%%
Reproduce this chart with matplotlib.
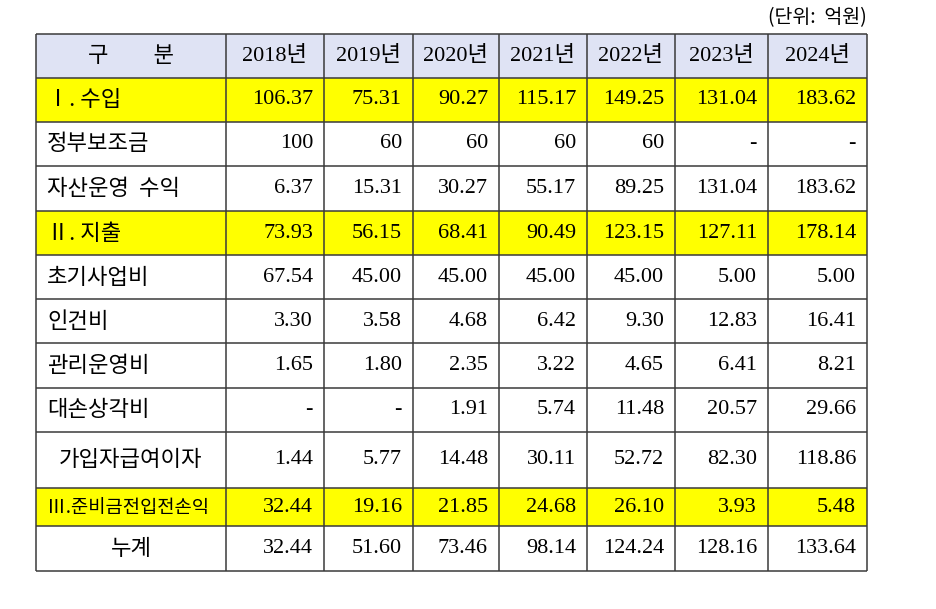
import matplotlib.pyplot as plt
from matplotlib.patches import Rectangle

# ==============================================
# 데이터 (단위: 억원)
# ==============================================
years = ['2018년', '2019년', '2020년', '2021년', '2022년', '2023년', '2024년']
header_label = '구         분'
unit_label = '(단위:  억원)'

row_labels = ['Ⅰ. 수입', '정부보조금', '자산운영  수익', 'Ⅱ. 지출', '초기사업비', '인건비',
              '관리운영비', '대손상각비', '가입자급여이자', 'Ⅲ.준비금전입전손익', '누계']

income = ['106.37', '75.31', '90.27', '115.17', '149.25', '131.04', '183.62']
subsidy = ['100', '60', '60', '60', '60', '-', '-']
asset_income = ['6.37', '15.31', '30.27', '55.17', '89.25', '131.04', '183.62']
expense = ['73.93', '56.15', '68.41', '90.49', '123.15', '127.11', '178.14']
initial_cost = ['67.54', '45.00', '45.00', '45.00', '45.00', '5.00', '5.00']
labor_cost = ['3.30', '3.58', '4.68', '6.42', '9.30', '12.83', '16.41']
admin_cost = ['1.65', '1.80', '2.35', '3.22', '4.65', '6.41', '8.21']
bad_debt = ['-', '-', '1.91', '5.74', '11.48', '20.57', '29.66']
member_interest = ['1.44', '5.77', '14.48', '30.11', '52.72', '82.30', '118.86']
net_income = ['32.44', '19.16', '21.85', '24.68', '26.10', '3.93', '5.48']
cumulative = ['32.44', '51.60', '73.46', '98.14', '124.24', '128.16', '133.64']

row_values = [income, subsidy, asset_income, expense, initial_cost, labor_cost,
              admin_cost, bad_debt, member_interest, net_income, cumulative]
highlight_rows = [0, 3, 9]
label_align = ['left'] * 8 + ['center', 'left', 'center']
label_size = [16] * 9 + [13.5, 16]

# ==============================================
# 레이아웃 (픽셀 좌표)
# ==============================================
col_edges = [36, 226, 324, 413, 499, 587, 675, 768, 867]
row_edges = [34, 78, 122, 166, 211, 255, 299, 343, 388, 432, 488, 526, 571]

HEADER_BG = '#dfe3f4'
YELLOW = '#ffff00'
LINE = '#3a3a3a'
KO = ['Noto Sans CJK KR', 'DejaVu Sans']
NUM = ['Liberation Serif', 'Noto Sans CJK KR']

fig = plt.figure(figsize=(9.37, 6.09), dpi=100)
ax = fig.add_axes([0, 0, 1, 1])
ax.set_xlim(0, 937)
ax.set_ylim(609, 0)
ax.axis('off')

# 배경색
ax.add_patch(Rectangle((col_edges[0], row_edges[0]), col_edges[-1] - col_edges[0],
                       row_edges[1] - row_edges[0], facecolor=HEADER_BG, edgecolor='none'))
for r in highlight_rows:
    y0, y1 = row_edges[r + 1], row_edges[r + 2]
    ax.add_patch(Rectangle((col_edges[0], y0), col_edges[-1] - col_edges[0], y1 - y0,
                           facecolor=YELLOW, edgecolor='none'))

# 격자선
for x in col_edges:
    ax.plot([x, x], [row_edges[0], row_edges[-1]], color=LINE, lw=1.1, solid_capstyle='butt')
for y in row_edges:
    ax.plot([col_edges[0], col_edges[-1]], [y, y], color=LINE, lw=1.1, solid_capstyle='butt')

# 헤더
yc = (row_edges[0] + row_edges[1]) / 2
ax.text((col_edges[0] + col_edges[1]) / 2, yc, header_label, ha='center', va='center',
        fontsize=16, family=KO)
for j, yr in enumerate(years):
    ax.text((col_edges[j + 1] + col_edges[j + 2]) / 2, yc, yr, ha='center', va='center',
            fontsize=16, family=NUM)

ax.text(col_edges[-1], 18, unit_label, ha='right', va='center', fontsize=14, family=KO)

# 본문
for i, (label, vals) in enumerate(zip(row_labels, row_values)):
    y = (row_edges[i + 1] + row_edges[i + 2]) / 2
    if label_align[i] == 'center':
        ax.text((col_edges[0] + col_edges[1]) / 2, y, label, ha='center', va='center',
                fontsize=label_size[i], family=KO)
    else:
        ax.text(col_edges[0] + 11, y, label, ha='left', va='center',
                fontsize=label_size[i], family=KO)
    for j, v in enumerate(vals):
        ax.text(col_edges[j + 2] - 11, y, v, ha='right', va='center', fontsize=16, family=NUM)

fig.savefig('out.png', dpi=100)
%%
◆ Problem to work on:
Out of the material above, select every line that holds the string "matplotlib".

◆ Task output:
Reproduce this chart with matplotlib.
import matplotlib.pyplot as plt
from matplotlib.patches import Rectangle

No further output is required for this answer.